The study also warns that unlikely events such ice sheet collapses, abrupt changes to ocean circulation – which drives weather patterns – and much higher warming cannot be ruled out.

But the report, which assesses the potential impact of a range of five future scenarios from very low emissions to very high pollution, highlights the impacts of the choices the world makes now.

Temperature rises have a good chance of remaining below 1.5C in the long term if carbon emissions are cut to net zero by 2050, followed by efforts to take more carbon dioxide out of the air than is put into the atmosphere, along with deep cuts to other greenhouse gases.

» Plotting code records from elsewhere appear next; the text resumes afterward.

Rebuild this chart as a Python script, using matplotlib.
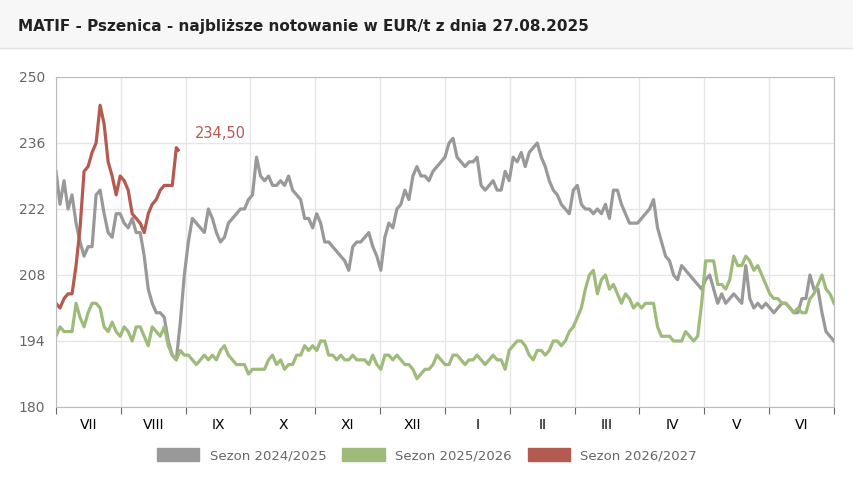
import numpy as np
import matplotlib.pyplot as plt
from matplotlib.patches import Rectangle, Patch

months = ['VII', 'VIII', 'IX', 'X', 'XI', 'XII', 'I', 'II', 'III', 'IV', 'V', 'VI']
yticks = [180, 194, 208, 222, 236, 250]

s2425 = [230, 223, 228, 222, 225, 219, 215, 212, 214, 214, 225, 226, 221, 217, 216, 221, 221, 219, 218, 220,
         217, 217, 212, 205, 202, 200, 200, 199, 194, 191, 190, 198, 208, 215, 220, 219, 218, 217, 222, 220,
         217, 215, 216, 219, 220, 221, 222, 222, 224, 225, 233, 229, 228, 229, 227, 227, 228, 227, 229, 226,
         225, 224, 220, 220, 218, 221, 219, 215, 215, 214, 213, 212, 211, 209, 214, 215, 215, 216, 217, 214,
         212, 209, 216, 219, 218, 222, 223, 226, 224, 229, 231, 229, 229, 228, 230, 231, 232, 233, 236, 237,
         233, 232, 231, 232, 232, 233, 227, 226, 227, 228, 226, 226, 230, 228, 233, 232, 234, 231, 234, 235,
         236, 233, 231, 228, 226, 225, 223, 222, 221, 226, 227, 223, 222, 222, 221, 222, 221, 223, 220, 226,
         226, 223, 221, 219, 219, 219, 220, 221, 222, 224, 218, 215, 212, 211, 208, 207, 210, 209, 208, 207,
         206, 205, 207, 208, 205, 202, 204, 202, 203, 204, 203, 202, 210, 203, 201, 202, 201, 202, 201, 200,
         201, 202, 202, 201, 200, 200, 203, 203, 208, 205, 205, 200, 196, 195, 194]

s2526 = [195, 197, 196, 196, 196, 202, 199, 197, 200, 202, 202, 201, 197, 196, 198, 196, 195, 197, 196, 194,
         197, 197, 195, 193, 197, 196, 195, 197, 193, 191, 190, 192, 191, 191, 190, 189, 190, 191, 190, 191,
         190, 192, 193, 191, 190, 189, 189, 189, 187, 188, 188, 188, 188, 190, 191, 189, 190, 188, 189, 189,
         191, 191, 193, 192, 193, 192, 194, 194, 191, 191, 190, 191, 190, 190, 191, 190, 190, 190, 189, 191,
         189, 188, 191, 191, 190, 191, 190, 189, 189, 188, 186, 187, 188, 188, 189, 191, 190, 189, 189, 191,
         191, 190, 189, 190, 190, 191, 190, 189, 190, 191, 190, 190, 188, 192, 193, 194, 194, 193, 191, 190,
         192, 192, 191, 192, 194, 194, 193, 194, 196, 197, 199, 201, 205, 208, 209, 204, 207, 208, 205, 206,
         204, 202, 204, 203, 201, 202, 201, 202, 202, 202, 197, 195, 195, 195, 194, 194, 194, 196, 195, 194,
         195, 202, 211, 211, 211, 206, 206, 205, 207, 212, 210, 210, 212, 211, 209, 210, 208, 206, 204, 203,
         203, 202, 202, 201, 200, 201, 200, 200, 203, 204, 206, 208, 205, 204, 202]

s2627 = [202, 201, 203, 204, 204, 210, 218, 230, 231, 234, 236, 244, 240, 232, 229, 225, 229, 228, 226, 221,
         220, 219, 217, 221, 223, 224, 226, 227, 227, 227, 235, 234.5]
last_label = '234,50'

step = 12 / 194
fig = plt.figure(figsize=(8.54, 4.92), dpi=100)
fig.patches.append(Rectangle((0, 1 - 48 / 492), 1, 48 / 492, transform=fig.transFigure,
                             color='#f7f7f7', zorder=0))
fig.lines.append(plt.Line2D([0, 1], [1 - 48 / 492] * 2, transform=fig.transFigure, color='#e2e2e2', lw=1))
fig.text(18 / 854, 1 - 27 / 492, 'MATIF - Pszenica - najbliższe notowanie w EUR/t z dnia 27.08.2025',
         fontsize=11, fontweight='bold', color='#222222', va='center')

ax = fig.add_axes([56 / 854, 85 / 492, 778 / 854, 330 / 492])
ax.plot(np.arange(len(s2425)) * step, s2425, color='#999999', lw=2.3)
ax.plot(np.arange(len(s2526)) * step, s2526, color='#9fbb7a', lw=2.3)
x_red = np.arange(len(s2627)) * step
x_red[-1] = x_red[-2] + step / 2
ax.plot(x_red, s2627, color='#b55a50', lw=2.3)
ax.text(x_red[-1] + 0.25, 238, last_label, color='#b55a50', fontsize=10.5, va='center')

ax.set_xlim(0, 12)
ax.set_ylim(180, 250)
ax.set_yticks(yticks)
ax.set_xticks(range(13))
ax.set_xticklabels([])
ax.set_xticks(np.arange(12) + 0.5, minor=True)
ax.set_xticklabels(months, minor=True)
ax.tick_params(axis='x', which='minor', length=0, pad=8)
ax.tick_params(axis='x', which='major', length=5, color='#cccccc')
ax.tick_params(axis='y', length=0, pad=8)
ax.tick_params(labelsize=10, colors='#666666')
ax.grid(True, which='major', color='#e6e6e6', lw=1)
for s in ax.spines.values():
    s.set_color('#bbbbbb')

handles = [Patch(color=c, label=l) for c, l in
           [('#999999', 'Sezon 2024/2025'), ('#9fbb7a', 'Sezon 2025/2026'), ('#b55a50', 'Sezon 2026/2027')]]
fig.legend(handles=handles, loc='center', bbox_to_anchor=(0.5, 1 - 455 / 492), ncol=3, frameon=False,
           fontsize=9.5, handlelength=3.2, handleheight=1.2, columnspacing=1.2, labelcolor='#666666')
fig.savefig('out.png', dpi=100)
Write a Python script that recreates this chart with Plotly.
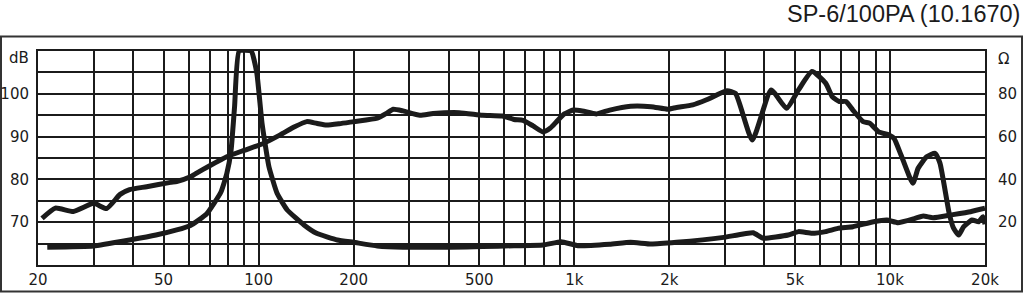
import math
import plotly.graph_objects as go

# ---------------- data ----------------
spl_freq = [20.6, 22.7, 25.9, 30, 33, 36.4, 39, 44.2, 52.6, 55, 60.8, 63, 70, 79.3, 90,
            103.5, 117, 130, 142, 152.6, 164, 180, 200, 237.6, 255, 267, 287, 324, 357,
            432, 512, 592, 644, 688, 740, 796, 840, 879, 930, 993, 1060, 1176, 1295,
            1508, 1751, 1981, 2107, 2372, 2624, 3045, 3240, 3663, 4202, 4702, 5130,
            5661, 6254, 6572, 6912, 7257, 7629, 8221, 8640, 9207, 9928, 10300, 10840,
            11820, 12280, 13070, 13900, 14400, 15400, 15900, 16500, 17100, 18200, 19100,
            19700, 20000]
spl_db = [70.9, 73.3, 72.5, 74.4, 73.2, 76.5, 77.6, 78.3, 79.3, 79.5, 80.6, 81.3, 83.2, 85.3, 86.8,
          88.4, 90.4, 92.3, 93.5, 93.1, 92.7, 93.0, 93.5, 94.3, 95.5, 96.4, 96.0, 95.0, 95.4,
          95.6, 95.0, 94.8, 94.0, 93.8, 92.5, 91.1, 92.0, 93.5, 95.3, 96.2, 96.0, 95.3, 96.2,
          97.1, 97.0, 96.4, 96.8, 97.4, 98.6, 100.7, 100.1, 89.2, 100.9, 96.6, 100.9,
          105.2, 102.5, 99.3, 98.2, 98.2, 96.2, 93.5, 93.1, 91.1, 90.4, 89.6, 85.7,
          79.1, 82.6, 85.3, 86.1, 83.8, 72.1, 68.6, 67.0, 68.9, 70.5, 70.1,
          71.3, 69.5]

imp_freq = [21.4, 30, 39, 47.3, 55, 60.8, 68.4, 75.9, 79.3, 81.8, 83.9, 86.7, 94.7, 98.7,
            102.5, 107.8, 114.4, 123.2, 139.2, 152.6, 177.6, 200, 237.6, 287, 405, 512,
            644, 796, 909, 1027, 1295, 1508, 1751, 2107, 2974, 3685, 3970, 4760, 5130,
            5661, 6254, 6834, 7629, 8867, 9780, 10600, 12000, 12740, 13700, 15600, 18000,
            20000]
imp_ohm = [8.3, 8.9, 11.7, 14.0, 16.4, 18.5, 23.8, 34.0, 42.8, 53.7, 74, 100, 100, 89.6,
           66.2, 45.9, 33.5, 25.7, 18.7, 14.8, 11.7, 10.6, 8.9, 8.3, 8.3, 8.6,
           9.0, 9.3, 10.9, 9.0, 9.7, 10.6, 9.8, 10.6, 12.9, 15.1, 12.5, 14.0, 15.6,
           14.8, 15.6, 17.1, 17.9, 20.2, 21.0, 19.8, 21.8, 22.9, 22.1, 23.4, 24.9,
           26.5]

x_tickvals = [20, 50, 100, 200, 500, 1000, 2000, 5000, 10000, 20000]
x_ticktext = ["20", "50", "100", "200", "500", "1k", "2k", "5k", "10k", "20k"]
x_minor = [30, 40, 60, 70, 80, 90, 300, 400, 600, 700, 800, 900,
           3000, 4000, 6000, 7000, 8000, 9000]

db_tickvals = [60, 65, 70, 75, 80, 85, 90, 95, 100, 105, 110]
db_ticktext = ["", "", "70", "", "80", "", "90", "", "100", "", ""]
ohm_tickvals = [20, 40, 60, 80]
ohm_ticktext = ["20", "40", "60", "80"]

title_text = "SP-6/100PA (10.1670)"

# ---------------- figure ----------------
INK = "#1b1b1b"
W, H = 1024, 293
ML, MR, MT, MB = 38, 39, 51, 28
PW, PH = W - ML - MR, H - MT - MB


def px_x(x):
    return (x - ML) / PW


def px_y(y):
    return (H - MB - y) / PH


fig = go.Figure()
fig.add_trace(go.Scatter(x=spl_freq, y=spl_db, mode="lines",
                         line=dict(color=INK, width=5, shape="spline", smoothing=0.5),
                         yaxis="y", showlegend=False))
fig.add_trace(go.Scatter(x=imp_freq, y=imp_ohm, mode="lines",
                         line=dict(color=INK, width=5, shape="spline", smoothing=0.4),
                         yaxis="y2", showlegend=False))

tick_font = dict(family="DejaVu Sans", size=15, color=INK)

fig.update_layout(
    width=W, height=H,
    margin=dict(l=ML, r=MR, t=MT, b=MB, pad=0, autoexpand=False),
    paper_bgcolor="white", plot_bgcolor="white",
    xaxis=dict(type="log", range=[math.log10(20), math.log10(20000)], automargin=False,
               tickmode="array", tickvals=x_tickvals, ticktext=x_ticktext,
               showgrid=True, gridcolor=INK, gridwidth=2,
               minor=dict(tickvals=x_minor, showgrid=True, gridcolor=INK, gridwidth=2),
               showline=True, mirror=True, linecolor=INK, linewidth=2,
               ticks="", zeroline=False, tickfont=tick_font, ticklabelstandoff=0),
    yaxis=dict(range=[60, 110], tickmode="array", tickvals=db_tickvals, ticktext=db_ticktext,
               automargin=False,
               showgrid=True, gridcolor=INK, gridwidth=2,
               showline=True, mirror=True, linecolor=INK, linewidth=2,
               ticks="", zeroline=False, tickfont=tick_font, ticklabelstandoff=4),
    yaxis2=dict(range=[0, 100], overlaying="y", side="right", tickmode="array",
                automargin=False,
                tickvals=ohm_tickvals, ticktext=ohm_ticktext, showgrid=False,
                zeroline=False, ticks="", tickfont=tick_font, ticklabelstandoff=12),
    shapes=[dict(type="rect", xref="paper", yref="paper",
                 x0=px_x(1), x1=px_x(1022), y0=px_y(291.5), y1=px_y(36.5),
                 line=dict(color="#333333", width=2), layer="below")],
    annotations=[
        dict(text=title_text, xref="paper", yref="paper", x=px_x(1022), y=px_y(14),
             xanchor="right", yanchor="middle", showarrow=False,
             font=dict(family="Liberation Sans", size=23.5, color=INK)),
        dict(text="dB", xref="paper", yref="paper", x=px_x(31), y=px_y(58.5),
             xanchor="right", yanchor="middle", showarrow=False, font=tick_font),
        dict(text="Ω", xref="paper", yref="paper", x=px_x(996), y=px_y(59),
             xanchor="left", yanchor="middle", showarrow=False, font=tick_font),
    ],
)

fig.write_html("out.html")
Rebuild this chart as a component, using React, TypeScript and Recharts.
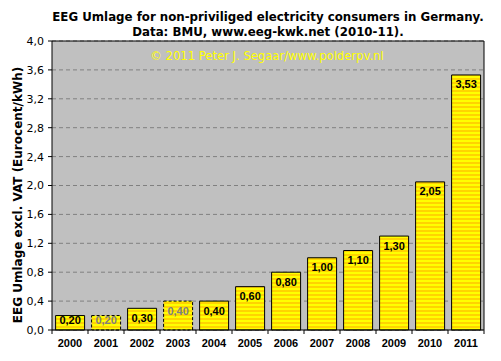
import React from "react";
import { BarChart, Bar, XAxis, YAxis, CartesianGrid, ReferenceLine, Cell, LabelList } from "recharts";

const years = ["2000", "2001", "2002", "2003", "2004", "2005", "2006", "2007", "2008", "2009", "2010", "2011"];
const values = [0.2, 0.2, 0.3, 0.4, 0.4, 0.6, 0.8, 1.0, 1.1, 1.3, 2.05, 3.53];
const estimated = [false, true, false, true, false, false, false, false, false, false, false, false];
const yTicks = [0, 0.4, 0.8, 1.2, 1.6, 2.0, 2.4, 2.8, 3.2, 3.6, 4.0];

const titleLine1 = "EEG Umlage for non-priviliged electricity consumers in Germany.";
const titleLine2 = "Data: BMU, www.eeg-kwk.net (2010-11).";
const copyright = "© 2011 Peter J. Segaar/www.polderpv.nl";
const yLabel = "EEG Umlage excl. VAT (Eurocent/kWh)";

const data = years.map((y, i) => ({ year: y, value: values[i], est: estimated[i] }));

const W = 501;
const H = 361;
const PLOT_LEFT = 52;
const PLOT_RIGHT = 484;
const PLOT_TOP = 41;
const PLOT_BOTTOM = 330;
const HALF_BAND = (PLOT_RIGHT - PLOT_LEFT) / years.length / 2;

const fmt = (v: number, d: number) => v.toFixed(d).replace(".", ",");

const XTick = (props: any) => {
  const { x, y, payload, index } = props;
  return (
    <g>
      <line x1={x - HALF_BAND} x2={x - HALF_BAND} y1={y} y2={y + 4} stroke="#000" />
      {index === years.length - 1 && (
        <line x1={x + HALF_BAND} x2={x + HALF_BAND} y1={y} y2={y + 4} stroke="#000" />
      )}
      <text x={x} y={y + 17} textAnchor="middle" fontFamily="Liberation Sans, Arial, sans-serif" fontWeight="bold" fontSize={11} fill="#000">
        {payload.value}
      </text>
    </g>
  );
};

const BarLabel = (props: any) => {
  const { x, y, width, index, value } = props;
  const cy = Math.min(y + 9.5, PLOT_BOTTOM - 10);
  return (
    <text
      x={x + width / 2}
      y={cy}
      textAnchor="middle"
      dominantBaseline="central"
      fontFamily="Liberation Sans, Arial, sans-serif"
      fontWeight="bold"
      fontSize={11}
      fill={estimated[index] ? "#808080" : "#000"}
    >
      {fmt(value, 2)}
    </text>
  );
};

export default function App() {
  return (
    <div style={{ position: "absolute", left: 0, top: 0, width: W, height: H, background: "#fff" }}>
      <svg width={0} height={0} style={{ position: "absolute" }}>
        <defs>
          <pattern id="stripes" patternUnits="userSpaceOnUse" width={4} height={4}>
            <rect x={0} y={0} width={4} height={2} fill="#FFFF00" />
            <rect x={0} y={2} width={4} height={2} fill="#FFD400" />
          </pattern>
        </defs>
      </svg>
      <BarChart
        width={W}
        height={H}
        data={data}
        margin={{ top: PLOT_TOP, right: W - PLOT_RIGHT - 1, bottom: 0, left: 0 }}
        barCategoryGap="10%"
      >
        <CartesianGrid vertical={false} stroke="#808080" strokeDasharray="4 3" fill="#C0C0C0" />
        <XAxis
          dataKey="year"
          tickLine={false}
          tickSize={0}
          tickMargin={0}
          axisLine={{ stroke: "#000" }}
          tick={<XTick />}
          interval={0}
          height={H - PLOT_BOTTOM}
        />
        <YAxis
          domain={[0, 4]}
          ticks={yTicks}
          width={PLOT_LEFT}
          tickSize={4}
          tickMargin={4}
          interval={0}
          axisLine={{ stroke: "#000" }}
          tickLine={{ stroke: "#000" }}
          tickFormatter={(v: number) => fmt(v, 1)}
          tick={{ fontFamily: "DejaVu Sans, Verdana, sans-serif", fontSize: 11, fill: "#000" }}
        />
        <YAxis
          yAxisId="right"
          orientation="right"
          domain={[0, 4]}
          width={1}
          tick={false}
          tickLine={false}
          axisLine={{ stroke: "#000" }}
        />
        <ReferenceLine y={4} stroke="#000" strokeDasharray="0" />
        <Bar dataKey="value" fill="url(#stripes)" stroke="#000" strokeWidth={1} isAnimationActive={false}>
          {data.map((d, i) => (
            <Cell key={i} fill="url(#stripes)" stroke="#000" strokeDasharray={d.est ? "3 2" : undefined} />
          ))}
          <LabelList dataKey="value" content={<BarLabel />} />
        </Bar>
        <text x={(PLOT_LEFT + PLOT_RIGHT) / 2} y={21} textAnchor="middle" fontFamily="DejaVu Sans, Verdana, sans-serif" fontWeight="bold" fontSize={11.8} fill="#000">
          {titleLine1}
        </text>
        <text x={(PLOT_LEFT + PLOT_RIGHT) / 2} y={35.5} textAnchor="middle" fontFamily="DejaVu Sans, Verdana, sans-serif" fontWeight="bold" fontSize={11.8} fill="#000">
          {titleLine2}
        </text>
        <text x={267} y={60} textAnchor="middle" fontFamily="DejaVu Sans, Verdana, sans-serif" fontSize={11.6} fill="#FFFF00">
          {copyright}
        </text>
        <text
          x={22}
          y={195}
          transform="rotate(-90 22 195)"
          textAnchor="middle"
          fontFamily="DejaVu Sans, Verdana, sans-serif"
          fontWeight="bold"
          fontSize={12}
          fill="#000"
        >
          {yLabel}
        </text>
      </BarChart>
    </div>
  );
}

Cutting methane – produced by oil and gas drilling and agriculture, particularly livestock farming – could help curb rising temperatures, as well as improving air quality, the report said.

But scientists who worked on the report said current pledges of action on emissions put the world on a pathway that could lead to 2.7C of warming by the late 21st century – or higher if the pledges were not delivered on.

Sea levels would rise by around 28-55cm (11-22 inches) by 2100 in a very low emissions scenario, but by significantly more if emissions stayed high.

Every additional 0.5C temperature rise leads to clear increases in the intensity of heatwaves, rainstorms and flooding, and droughts in some regions.